● **What the exercise asks**: Without the pictures, output the lines of the material from the very first through the one that holds "exp_f = [42, 57, 74.6, 92.1]".
----------------
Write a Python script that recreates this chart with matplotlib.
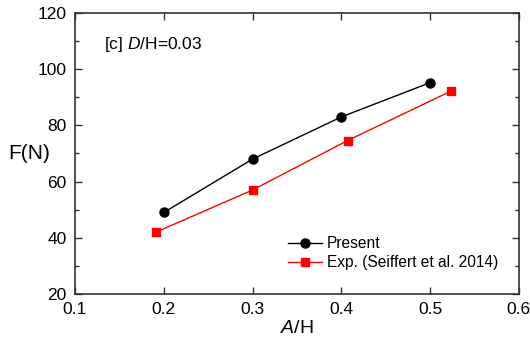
import matplotlib.pyplot as plt
from matplotlib.ticker import MultipleLocator

plt.rcParams['font.family'] = ['Liberation Sans', 'DejaVu Sans']
plt.rcParams['mathtext.fontset'] = 'custom'
plt.rcParams['mathtext.it'] = 'Liberation Sans:italic'
plt.rcParams['mathtext.rm'] = 'Liberation Sans'

# data
present_x = [0.2, 0.3, 0.4, 0.5]
present_f = [49, 68, 83, 95.2]
exp_x = [0.191, 0.3, 0.407, 0.523]
exp_f = [42, 57, 74.6, 92.1]

fig = plt.figure(figsize=(5.3, 3.5), dpi=100)
ax = fig.add_axes([0.1415, 0.16, 0.8375, 0.803])

ax.plot(present_x, present_f, color='black', lw=1, marker='o', ms=6.5, label='Present')
ax.plot(exp_x, exp_f, color='red', lw=1, marker='s', ms=6, label='Exp. (Seiffert et al. 2014)')

ax.set_xlim(0.1, 0.6)
ax.set_ylim(20, 120)
ax.xaxis.set_major_locator(MultipleLocator(0.1))
ax.yaxis.set_major_locator(MultipleLocator(20))
ax.yaxis.set_minor_locator(MultipleLocator(10))
ax.tick_params(which='both', direction='in', top=True, right=True, labelsize=12.5, color='#333333')
ax.tick_params(which='major', length=5, width=1)
ax.tick_params(which='minor', length=3, width=1)
ax.tick_params(axis='x', which='major', pad=6)
ax.tick_params(axis='y', which='major', pad=6)
for s in ax.spines.values():
    s.set_linewidth(1.2)
    s.set_color('#333333')

ax.set_xlabel('$A$/H', fontsize=14, labelpad=2)
ax.set_ylabel('F(N)', fontsize=15, rotation=0, ha='center', va='center')
ax.yaxis.set_label_coords(-0.104, 0.5)
ax.text(0.065, 0.87, '[c] $D$/H=0.03', transform=ax.transAxes, fontsize=12.5)

ax.legend(loc='upper left', bbox_to_anchor=(0.48, 0.205), frameon=False, fontsize=11.2,
          borderpad=0, borderaxespad=0,
          handlelength=2.2, handletextpad=0.3, labelspacing=0.25)

fig.savefig('out.png', dpi=100)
----------------
● **Exercise output**:
Write a Python script that recreates this chart with matplotlib.
import matplotlib.pyplot as plt
from matplotlib.ticker import MultipleLocator

plt.rcParams['font.family'] = ['Liberation Sans', 'DejaVu Sans']
plt.rcParams['mathtext.fontset'] = 'custom'
plt.rcParams['mathtext.it'] = 'Liberation Sans:italic'
plt.rcParams['mathtext.rm'] = 'Liberation Sans'

# data
present_x = [0.2, 0.3, 0.4, 0.5]
present_f = [49, 68, 83, 95.2]
exp_x = [0.191, 0.3, 0.407, 0.523]
exp_f = [42, 57, 74.6, 92.1]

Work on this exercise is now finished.